JPMorgan to buy Bear for $2 a share

HOUSTON As the assimilation proceeds, the financial industry wants to know exactly how badly Bear Stearns bet on mortgage-backed investments. Unwinding the nation's fifth-biggest investment houses should provide some insight into what other financial institutions might have on their books.

JPMorgan's acquisition of Bear Stearns for the shockingly low price of $2 per share, or $236.2 million, occurred Sunday night, in a deal that was fast-tracked by the federal government to avoid a bankruptcy. A complete collapse of Bear Stearns might have completely crushed the already-dwindling confidence in the global financial system, which has frozen up after last year's collapse of the subprime mortgage market.

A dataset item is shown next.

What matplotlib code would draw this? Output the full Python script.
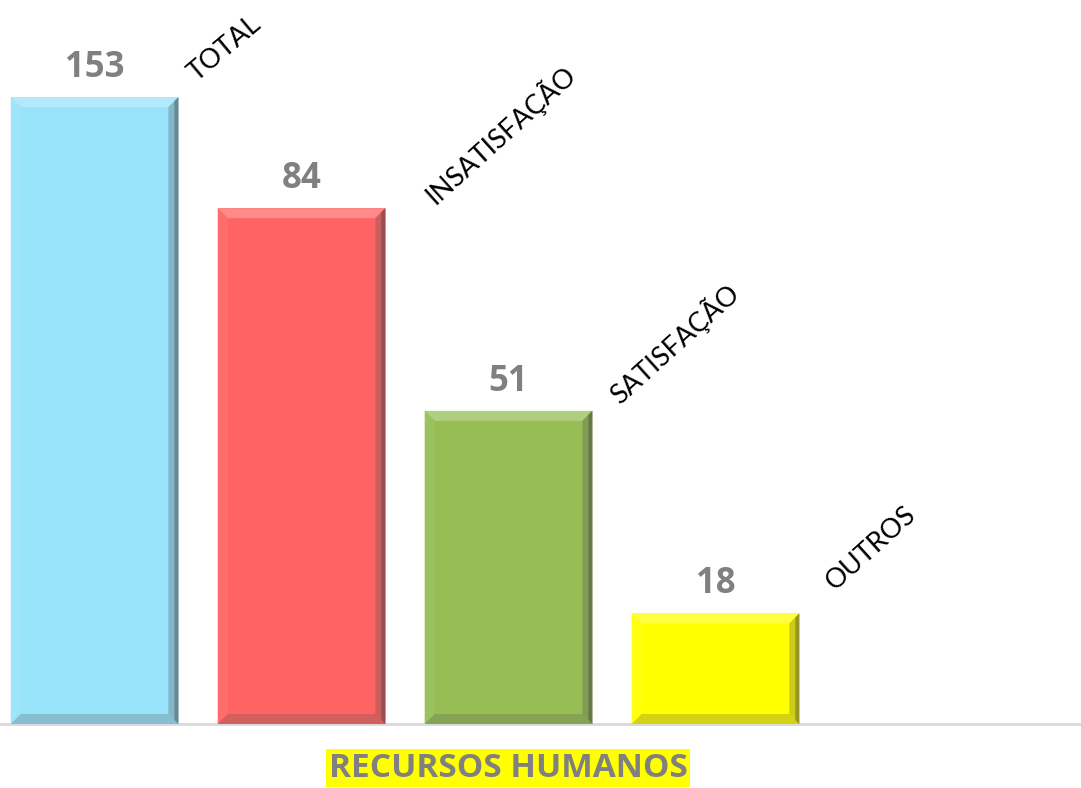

Bear Stearns was the most exposed to risky bets on the loans; it is now the first major bank to be undone by that market's collapse.

The Federal Reserve and the U.S. government swiftly approved the all-stock buyout to complete the deal before world markets opened. The Fed also essentially made the takeover risk-free by saying it would guarantee up to $30 billion of the troubled mortgage and other assets that got the nation's fifth-largest investment bank into trouble.

"This is going to go down in very historic terms," said Peter Dunay, chief investment strategist for New York-based Meridian Equity Partners. "This is about credit being overextended, and how bad it is for major financial institutions and for individuals. This is why we're probably heading into a recession."

JPMorgan said it will guarantee all business — such as trading and investment banking — until Bear Stearns' shareholders approve the deal, expected to be completed during the second quarter. The acquisition includes Bear Stearns' midtown Manhattan headquarters.

JPMorgan Chief Financial Officer Michael Cavanagh did not say what would happen to Bear Stearns' 14,000 employees worldwide, or whether the 85-year-old Bear Stearns name would live on after surviving the Great Depression and a slew of recessions. He told analysts and investors on a conference call that JPMorgan was most interested in buying Bear Stearns' prime brokerage business, which completes trades for big investors such as hedge funds.

At almost the same time as the deal for control of Bear Stearns was announced, the Federal Reserve said it approved a cut in its lending rate to banks to 3.25 percent from 3.50 percent and created another lending facility for big investment banks. The central bank's official meeting is Tuesday. Before the emergency move to lower the discount rate — the rate at which banks lend each other money — the Fed was widely expected to again cut its headline rate by as much as a full point to 2 percent.

Some analysts expected it to be a brutal day for global stocks. Shortly after the news broke, Japan's benchmark Nikkei stock index plunged more than 3 percent in morning trading.

JPMorgan's acquisition of Bear Stearns represents roughly 1 percent of what the investment bank was worth just 16 days ago.

"The past week has been an incredibly difficult time for Bear Stearns," said Bear Stearns Chief Executive Alan Schwartz in a statement. "This represents the best outcome for all of our constituencies based upon the current circumstances."

Wall Street analysts say the bid to rescue Bear Stearns was more than just saving one of the world's largest investments banks — it was a prop for the U.S. economy and the global financial system. An outright failure would cause huge losses for banks, hedge funds and other investors to which Bear Stearns is connected.

After days of denials that it had liquidity problems, Bear was forced into a JPMorgan-led, government-backed bailout on Friday. The arrangement, the first of its kind since the 1930s, resulted in Bear getting a 28-day loan from JPMorgan with the government's guarantee that JPMorgan would not suffer any losses on the deal.